Writing Style

BCDS Student with Laptop
BCDS Student with Laptop (Photo credit: Wikipedia)

Based on the Ramtalk:

“That moment when you fall asleep on your laptop and your face types 570 pages…. D:”


The middle of spring semester is a treacherous time. Teachers are assigning papers and projects left and right and students are crowding the library to get their studying in. Spring break can’t come fast enough.

Those select few students who have to write papers for midterms are searching for ways to get them done on time, and a new writing technique is enabling them to finish their papers faster than they ever could before. The technique has been referred to as “face writing” and “noggin logging,” and it’s as simple as falling asleep on your keyboard and letting your head do the typing.

It was first discovered by sophomore harmonica major Ronathan Swanson when he fell asleep while writing a lab report for organic chemistry.

“I was just beginning to describe the molecularization of organic particles when I fell asleep out of boredom,” Swanson said. “I woke up with the shapes of keyboard keys carved into my face, but my paper was completely finished!”

The “noggin logging” technique doesn’t only work for lab reports. Students have passed out in front of their computers for English papers, journalism columns and business analyses.

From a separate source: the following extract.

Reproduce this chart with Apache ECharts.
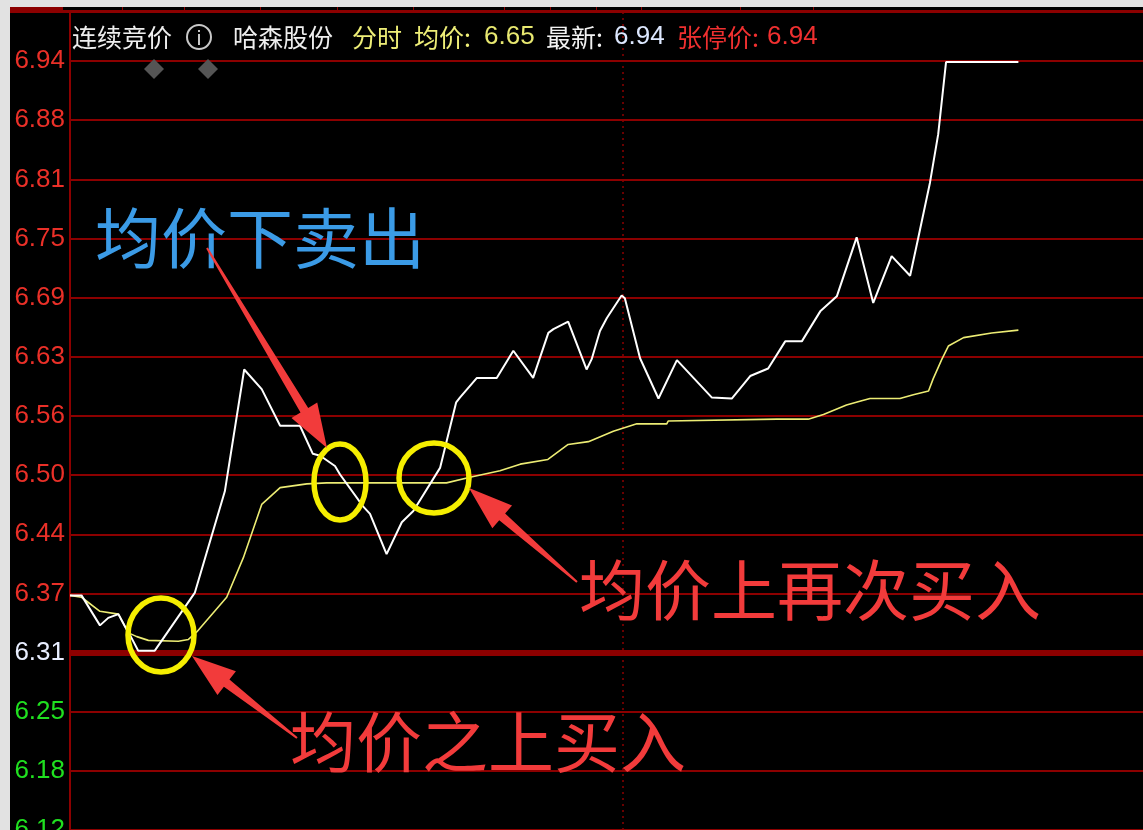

Some believe that the different shapes of their craniums result in different writing styles like metaphors, humor and sarcasm, and early research into “noggin logging” shows that nightmares can cause student’s papers to be very deep and dark.

While creative writing professors have truly enjoyed their student’s papers that were written while sleeping, more formal English professors refuse to accept them.

“I can’t believe this,” said Andrew Dwyer, professor of logical writing. “Why can’t students go back to metaphorically using their heads to write papers and stop literally using their heads?”

Although we don’t know what the future holds for this trailblazing writing style, we do know that the library will be very quiet these next few weeks with students sleeping on their keyboards.